Dramatic volatility in global bond markets, which has led to steep falls in the value of government bonds, should not be a cause for alarm, according to the Bank of England Governor Mark Carney.

10-year government bond yields in the US, UK and Germany have all shot up by around 70 basis points this year, leaving City traders and analysts scratching their heads about the causes of the price fall and debating its economic significance. Around $400bn has been wiped off the value of global fixed-income markets over the past three weeks.

Unveiling the Bank’s quarterly Inflation Report Mr Carney struck a sanguine tone about the sell-off, saying the view of the Monetary Policy Committee is that the sharp jump in yields, which move inversely to prices, probably represents a rational market correction rather than a panic that could threaten financial stability or choke off the economic recovery.

The Governor said the valuation of long-dated advanced country bonds had become extremely stretched earlier this year, with yields unnaturally compressed. “In terms of fundamentals it was not exactly clear why that had been the case so it’s not exactly surprising that they’re moving back up” he said. “In the environment of a sustained global expansion, the extremes earlier this year would have been unlikely to be sustained in the fullness of time”.
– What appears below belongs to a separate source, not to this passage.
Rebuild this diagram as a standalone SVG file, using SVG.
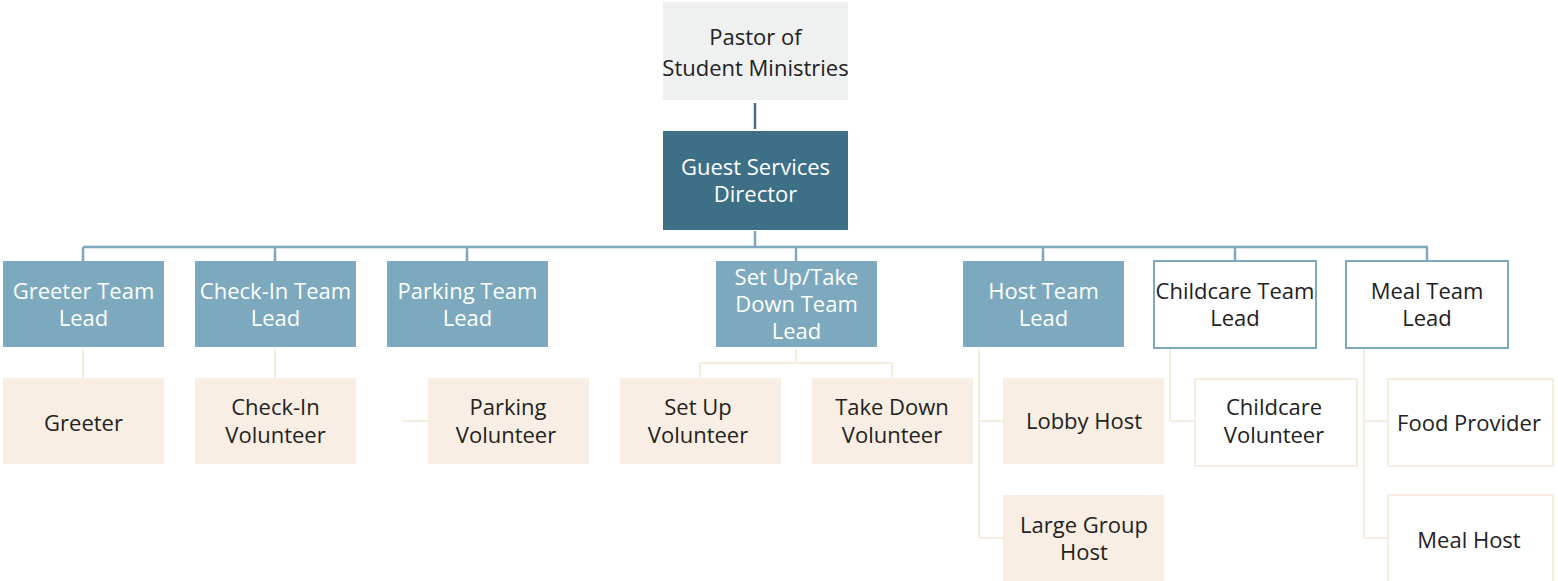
<svg xmlns="http://www.w3.org/2000/svg" width="1558" height="581" viewBox="0 0 1558 581">
<style>
text{font-family:"Open Sans","Noto Sans","Liberation Sans",sans-serif;font-size:22px;text-anchor:middle}
.top{fill:#eff0f0}
.dir{fill:#3d6f87}
.lead{fill:#7ca9bd}
.leadw{fill:#ffffff;stroke:#7ca9bd;stroke-width:2}
.vol{fill:#f9eee3}
.volw{fill:#ffffff;stroke:#f7ece0;stroke-width:2}
.tw{fill:#ffffff}
.td{fill:#222222}
.c1{stroke:#3d6f87;stroke-width:2.5;fill:none}
.c2{stroke:#7ca9bd;stroke-width:2.5;fill:none}
.c3{stroke:#f7ece0;stroke-width:2;fill:none}
</style>
<rect width="1558" height="581" fill="#ffffff"/>
<g id="connectors">
<path class="c1" d="M755 103V129"/>
<path class="c2" d="M755 231V247M83 247H1428M83 247V261M275 247V261M467 247V261M796 247V261M1043 247V261M1235 247V261M1427 247V261"/>
<path class="c3" d="M83 349V378M275 349V378M403 421H428M796 349V363M700 363H892M700 363V378M892 363V378M979 349V538M979 421H1003M979 538H1003M1170 349V421H1194M1364 349V538M1364 421H1388M1364 538H1388"/>
</g>
<g id="pastor"><rect class="top" x="663" y="2" width="185" height="98"/><text class="td" x="755.5" y="45">Pastor of</text><text class="td" x="755.5" y="76">Student Ministries</text></g>
<g id="director"><rect class="dir" x="663" y="131" width="185" height="99"/><text class="tw" x="755.5" y="175">Guest Services</text><text class="tw" x="755.5" y="202">Director</text></g>
<g id="greeter-lead"><rect class="lead" x="3" y="261" width="161" height="86"/><text class="tw" x="83.5" y="299">Greeter Team</text><text class="tw" x="83.5" y="326">Lead</text></g>
<g id="checkin-lead"><rect class="lead" x="195" y="261" width="161" height="86"/><text class="tw" x="275.5" y="299">Check-In Team</text><text class="tw" x="275.5" y="326">Lead</text></g>
<g id="parking-lead"><rect class="lead" x="387" y="261" width="161" height="86"/><text class="tw" x="467.5" y="299">Parking Team</text><text class="tw" x="467.5" y="326">Lead</text></g>
<g id="setup-lead"><rect class="lead" x="716" y="261" width="161" height="86"/><text class="tw" x="796.5" y="285">Set Up/Take</text><text class="tw" x="796.5" y="312">Down Team</text><text class="tw" x="796.5" y="339">Lead</text></g>
<g id="host-lead"><rect class="lead" x="963" y="261" width="161" height="86"/><text class="tw" x="1043.5" y="299">Host Team</text><text class="tw" x="1043.5" y="326">Lead</text></g>
<g id="childcare-lead"><rect class="leadw" x="1154" y="261" width="162" height="87"/><text class="td" x="1235" y="299">Childcare Team</text><text class="td" x="1235" y="326">Lead</text></g>
<g id="meal-lead"><rect class="leadw" x="1346" y="261" width="162" height="87"/><text class="td" x="1427" y="299">Meal Team</text><text class="td" x="1427" y="326">Lead</text></g>
<g id="greeter"><rect class="vol" x="3" y="378" width="161" height="86"/><text class="td" x="83.5" y="431">Greeter</text></g>
<g id="checkin-vol"><rect class="vol" x="195" y="378" width="161" height="86"/><text class="td" x="275.5" y="415">Check-In</text><text class="td" x="275.5" y="443">Volunteer</text></g>
<g id="parking-vol"><rect class="vol" x="428" y="378" width="161" height="86"/><text class="td" x="508" y="415">Parking</text><text class="td" x="506" y="443">Volunteer</text></g>
<g id="setup-vol"><rect class="vol" x="620" y="378" width="161" height="86"/><text class="td" x="698" y="415">Set Up</text><text class="td" x="698" y="443">Volunteer</text></g>
<g id="takedown-vol"><rect class="vol" x="812" y="378" width="161" height="86"/><text class="td" x="892" y="415">Take Down</text><text class="td" x="892" y="443">Volunteer</text></g>
<g id="lobby-host"><rect class="vol" x="1003" y="378" width="161" height="86"/><text class="td" x="1084" y="429">Lobby Host</text></g>
<g id="large-group-host"><rect class="vol" x="1003" y="495" width="161" height="86"/><text class="td" x="1084" y="533">Large Group</text><text class="td" x="1084" y="560">Host</text></g>
<g id="childcare-vol"><rect class="volw" x="1195" y="379" width="162" height="87"/><text class="td" x="1274" y="415">Childcare</text><text class="td" x="1274" y="443">Volunteer</text></g>
<g id="food-provider"><rect class="volw" x="1388" y="379" width="165" height="87"/><text class="td" x="1469" y="431">Food Provider</text></g>
<g id="meal-host"><rect class="volw" x="1388" y="495" width="165" height="90"/><text class="td" x="1469" y="548">Meal Host</text></g>
</svg>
Mr Carney also stressed that the price of bonds were still historically very high, despite the recent sell-offs, and that market interest rates were, as a result, still highly stimulative. “If you look at the broad brush in terms of where the bond market is, even with the moves upwards, it is only partial retracement of moves over the course of the past year…real interest rates are still flat to negative”.

The sell-off continued yesterday with Germany 10 year Bund yields rising back above 0.7 per cent while 10 year Gilt yields crept back above 2 per cent. US 10 year yields, however, declined slightly on the back of flat local retail sales data.
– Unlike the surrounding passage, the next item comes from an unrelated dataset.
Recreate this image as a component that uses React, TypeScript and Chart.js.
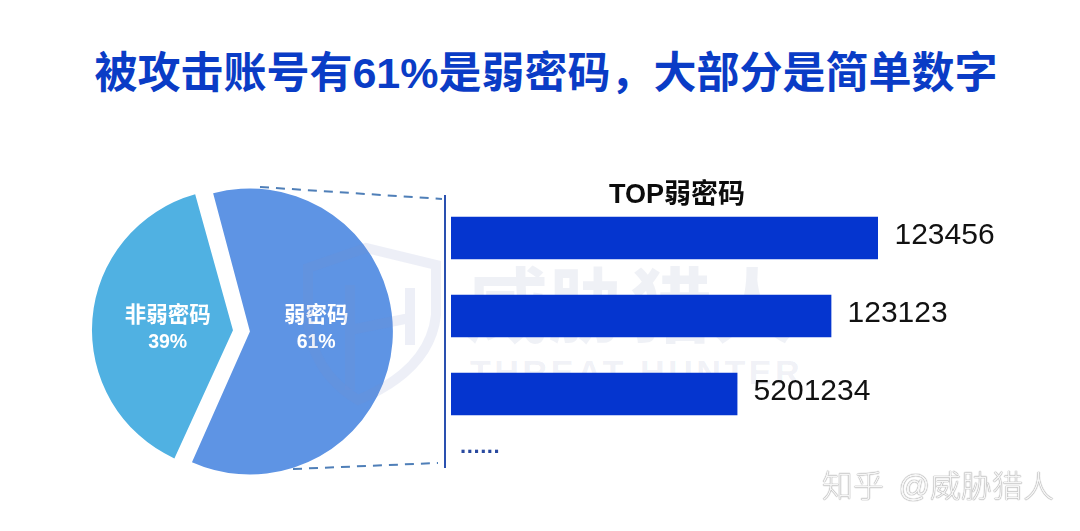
import React, { useEffect, useRef } from "react";
import { Chart, registerables } from "chart.js";

Chart.register(...registerables);

const pageTitle = "被攻击账号有61%是弱密码，大部分是简单数字";
const pieLabels = ["弱密码", "非弱密码"];
const pieValues = [61, 39];
const pieColors = ["#5e94e4", "#50b1e2"];
const barTitle = "TOP弱密码";
const barLabels = ["123456", "123123", "5201234"];
const barValues = [100, 89, 67];
const LATIN = '"Liberation Sans", Arial, "Noto Sans CJK SC", sans-serif';
const CJK = '"Liberation Sans", "Noto Sans CJK SC", sans-serif';

const pieLabelPlugin = {
  id: "pieLabelPlugin",
  afterDatasetsDraw(chart: any) {
    const ctx = chart.ctx;
    const arcs = chart.getDatasetMeta(0).data;
    const shift = [-8, 14];
    ctx.save();
    ctx.fillStyle = "#ffffff";
    ctx.textAlign = "center";
    ctx.textBaseline = "middle";
    arcs.forEach((arc: any, i: number) => {
      const p = arc.getCenterPoint();
      const cx = p.x + shift[i];
      const cy = (chart.chartArea.top + chart.chartArea.bottom) / 2;
      ctx.font = `bold 21.5px ${CJK}`;
      ctx.fillText(pieLabels[i], cx, cy - 15);
      ctx.font = `bold 19.5px ${LATIN}`;
      ctx.fillText(`${pieValues[i]}%`, cx, cy + 12);
    });
    ctx.restore();
  },
};

const barLabelPlugin = {
  id: "barLabelPlugin",
  afterDatasetsDraw(chart: any) {
    const ctx = chart.ctx;
    ctx.save();
    ctx.fillStyle = "#111111";
    ctx.textAlign = "left";
    ctx.textBaseline = "middle";
    ctx.font = `30px ${LATIN}`;
    chart.getDatasetMeta(0).data.forEach((bar: any, i: number) => {
      ctx.fillText(barLabels[i], bar.x + 16.5, bar.y - 2);
    });
    ctx.restore();
  },
};

const abs = (
  left: number,
  top: number,
  extra: React.CSSProperties = {}
): React.CSSProperties => ({
  position: "absolute",
  left,
  top,
  whiteSpace: "nowrap",
  ...extra,
});

export default function App() {
  const pieRef = useRef<HTMLCanvasElement>(null);
  const barRef = useRef<HTMLCanvasElement>(null);

  useEffect(() => {
    const pie = new Chart(pieRef.current!, {
      type: "pie",
      data: {
        labels: pieLabels,
        datasets: [
          {
            data: pieValues,
            backgroundColor: pieColors,
            borderWidth: 0,
            offset: [23.8, 44.2],
          },
        ],
      },
      options: {
        animation: false,
        responsive: false,
        rotation: -15.3,
        radius: 137,
        layout: { padding: 0 },
        plugins: { legend: { display: false }, tooltip: { enabled: false } },
      },
      plugins: [pieLabelPlugin],
    } as any);

    const bar = new Chart(barRef.current!, {
      type: "bar",
      data: {
        labels: barLabels,
        datasets: [
          {
            data: barValues,
            backgroundColor: "#0535cf",
            borderWidth: 0,
            barThickness: 42,
          },
        ],
      },
      options: {
        animation: false,
        responsive: false,
        indexAxis: "y",
        layout: { padding: { right: 173 } },
        scales: {
          x: { display: false, min: 0, max: 100 },
          y: { display: false },
        },
        plugins: { legend: { display: false }, tooltip: { enabled: false } },
      },
      plugins: [barLabelPlugin],
    } as any);

    return () => {
      pie.destroy();
      bar.destroy();
    };
  }, []);

  return (
    <div
      style={{
        position: "fixed",
        left: 0,
        top: 0,
        width: 1080,
        height: 531,
        background: "#ffffff",
        overflow: "hidden",
        fontFamily: CJK,
      }}
    >
      <div
        style={abs(0, 44, {
          width: 1092,
          textAlign: "center",
          fontSize: 43,
          lineHeight: "58px",
          fontWeight: 700,
          color: "#0a3cc6",
        })}
      >
        {pageTitle}
      </div>

      <div
        style={abs(466, 262, {
          fontSize: 82,
          lineHeight: "92px",
          fontWeight: 700,
          color: "rgba(110,125,170,0.11)",
        })}
      >
        威胁猎人
      </div>
      <div
        style={abs(470, 352, {
          fontSize: 34,
          lineHeight: "40px",
          letterSpacing: 3.6,
          fontWeight: 700,
          color: "rgba(110,125,170,0.11)",
        })}
      >
        THREAT HUNTER
      </div>

      <canvas ref={pieRef} width={488} height={340} style={abs(0, 161, { display: "block" })} />
      <canvas ref={barRef} width={600} height={234} style={abs(451, 199, { display: "block" })} />

      <svg width={1080} height={531} style={abs(0, 0)}>
        <line x1={260} y1={187} x2={442} y2={199} stroke="#4f7fb8" strokeWidth={2} strokeDasharray="9 7" />
        <line x1={293} y1={469} x2={438} y2={463} stroke="#4f7fb8" strokeWidth={2} strokeDasharray="9 7" />
        <line x1={445} y1={195} x2={445} y2={468} stroke="#2a50b0" strokeWidth={2} />
        <g fill="none" stroke="#7e8fc8" strokeOpacity={0.14} strokeWidth={10}>
          <path d="M308 268 L366 248 L436 265 L436 315 Q430 370 358 400 Q312 372 308 320 Z" />
          <path d="M350 285 L350 390 M410 288 L410 345 M350 330 L410 318" />
        </g>
      </svg>

      <div
        style={abs(609, 179, {
          fontSize: 27,
          lineHeight: "30px",
          fontWeight: 700,
          color: "#0c0c0c",
        })}
      >
        {barTitle}
      </div>
      <div
        style={abs(460, 434, {
          fontSize: 22,
          lineHeight: "24px",
          fontWeight: 700,
          letterSpacing: 0.6,
          color: "#2a4aa0",
        })}
      >
        ......
      </div>
      <div
        style={abs(822, 469, {
          fontSize: 31,
          lineHeight: "36px",
          fontWeight: 300,
          color: "#f6f6f6",
          textShadow: "0 0 1px #8a8a8a, 0 0 1px #8a8a8a",
          wordSpacing: 6,
        })}
      >
        知乎 @威胁猎人
      </div>
    </div>
  );
}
City analysts have been debating whether “technical” factors, such as banks choosing to hold fewer sovereign bonds for regulatory reasons, or macroeconomic “fundamentals”, such as the improvement in the growth prospects for the eurozone, are driving the sovereign debt markets. Mr Carney said though there were always technical influences on bond markets but that the Bank of England’s view on the correction was that it was “fundamentally driven”.
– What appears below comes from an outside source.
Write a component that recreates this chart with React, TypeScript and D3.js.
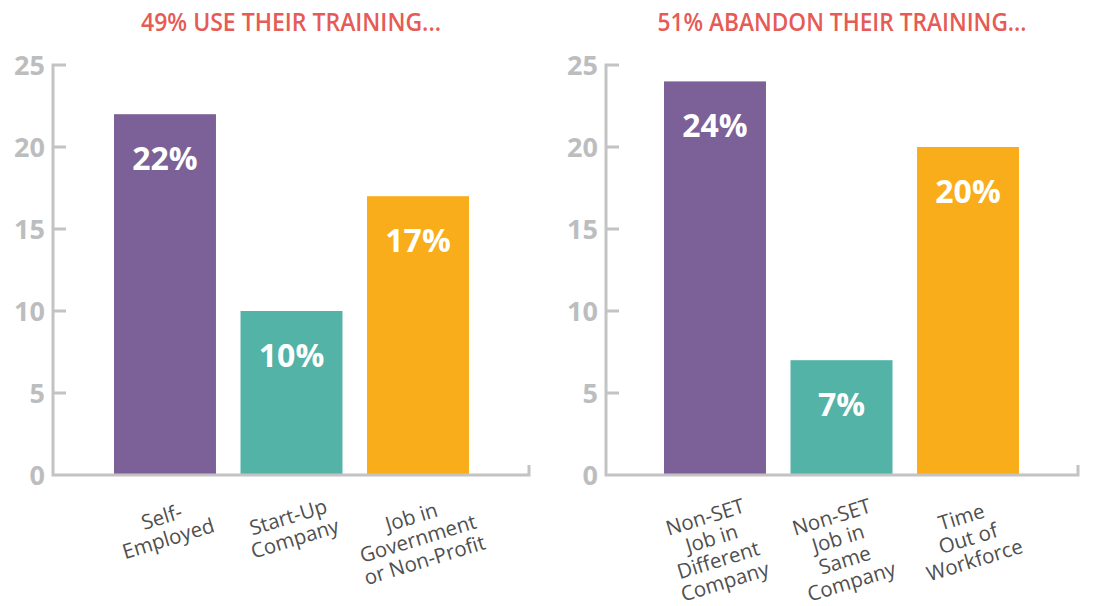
import React from "react";
import * as d3 from "d3";

const width = 1096;
const height = 606;

const leftTitle = "49% USE THEIR TRAINING...";
const leftCategories = ["Self-\nEmployed", "Start-Up\nCompany", "Job in\nGovernment\nor Non-Profit"];
const leftValues = [22, 10, 17];

const rightTitle = "51% ABANDON THEIR TRAINING...";
const rightCategories = ["Non-SET\nJob in\nDifferent\nCompany", "Non-SET\nJob in\nSame\nCompany", "Time\nOut of\nWorkforce"];
const rightValues = [24, 7, 20];

const yTicks = [0, 5, 10, 15, 20, 25];
const colors = ["#7b6197", "#52b3a6", "#f9ad1a"];

const axisColor = "#c3c3c3";
const tickLabelColor = "#bcbdbf";
const titleColor = "#e65b55";
const labelColor = "#4f4f4f";

const y = d3.scaleLinear().domain([0, 25]).range([475, 65]);

const angle = 17;
const lineH = 22.5;
const labelTop = 517;

type PanelProps = {
  title: string;
  titleWidth: number;
  categories: string[];
  values: number[];
  axisX: number;
  axisEnd: number;
  barStart: number;
  barEnd: number;
};

function Panel({ title, titleWidth, categories, values, axisX, axisEnd, barStart, barEnd }: PanelProps) {
  const x = d3.scaleBand<string>()
    .domain(categories)
    .range([barStart, barEnd])
    .paddingInner(0.194)
    .paddingOuter(0);
  const base = y(0);
  const cos = Math.cos((angle * Math.PI) / 180);

  return (
    <g>
      <text
        x={(axisX + axisEnd) / 2}
        y={31}
        textAnchor="middle"
        fill={titleColor}
        fontSize={25}
        fontWeight={600}
        textLength={titleWidth}
        lengthAdjust="spacingAndGlyphs"
      >
        {title}
      </text>

      {/* bars */}
      {categories.map((c, i) => (
        <rect key={c} x={x(c)} y={y(values[i])} width={x.bandwidth()} height={base - y(values[i])} fill={colors[i]} />
      ))}

      {/* axis */}
      <path
        d={`M${axisX + 13},${y(25)}H${axisX}V${base}H${axisEnd}V${base - 10}`}
        fill="none"
        stroke={axisColor}
        strokeWidth={3}
      />
      {yTicks.map(t => (
        <g key={t}>
          {t > 0 && t < 25 && (
            <line x1={axisX} x2={axisX + 13} y1={y(t)} y2={y(t)} stroke={axisColor} strokeWidth={3} />
          )}
          <text
            x={axisX - 8}
            y={y(t)}
            dy="0.36em"
            textAnchor="end"
            fill={tickLabelColor}
            fontSize={27}
            fontWeight={700}
          >
            {t}
          </text>
        </g>
      ))}

      {/* value labels */}
      {categories.map((c, i) => (
        <text
          key={c}
          x={(x(c) || 0) + x.bandwidth() / 2}
          y={y(values[i]) + 56}
          textAnchor="middle"
          fill="#ffffff"
          fontSize={32}
          fontWeight={700}
        >
          {values[i]}%
        </text>
      ))}

      {/* category labels */}
      {categories.map(c => {
        const lines = c.split("\n");
        const mid = (lines.length - 1) / 2;
        const cx = (x(c) || 0) + x.bandwidth() / 2;
        const cy = labelTop + mid * lineH * cos;
        return (
          <g key={c} transform={`translate(${cx},${cy}) rotate(${-angle})`}>
            {lines.map((l, j) => (
              <text
                key={j}
                x={0}
                y={(j - mid) * lineH}
                dy="0.35em"
                textAnchor="middle"
                fill={labelColor}
                fontSize={20.5}
              >
                {l}
              </text>
            ))}
          </g>
        );
      })}
    </g>
  );
}

export default function App() {
  return (
    <svg
      width={width}
      height={height}
      style={{ position: "absolute", left: 0, top: 0, background: "#fff", fontFamily: "'Open Sans', sans-serif" }}
    >
      <Panel
        title={leftTitle}
        titleWidth={300}
        categories={leftCategories}
        values={leftValues}
        axisX={53}
        axisEnd={529}
        barStart={114}
        barEnd={469}
      />
      <Panel
        title={rightTitle}
        titleWidth={369}
        categories={rightCategories}
        values={rightValues}
        axisX={606}
        axisEnd={1078}
        barStart={664}
        barEnd={1019}
      />
    </svg>
  );
}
On the UK outlook, the Bank cut its growth forecasts for the next three years but the Inflation Report did not challenge market expectations that interest rates are likely to remain fixed at historic lows well into next year. The Bank now expects growth of 2.6 per cent this year, down from 2.9 per cent in February. Growth for 2016 is also revised down from 2.9 per cent to 2.6pc and from 2.7 per cent to 2.5 per cent in 2017. The Bank said the revisions were driven by weaker expectations for productivity growth. The Bank stressed that the outlook for the UK “remains solid”.

However, the Bank did warn of the dangers of a “disorderly” end to the Greek debt negotiations with the eurozone and the potential global financial volatility that could come when America’s central bank hikes interest rates, something markets currently expect to happen in the autumn.

The Bank’s UK inflation forecast was little changed. It still expects a brief period of deflation this Spring, before prises bounce back later in the year. Inflation at the end of 2016 is seen at 1.7 per cent, down from 2.1 per cent in the last report, but the 2 per cent inflation target is still hit at the end of the Bank’s three year forecast horizon.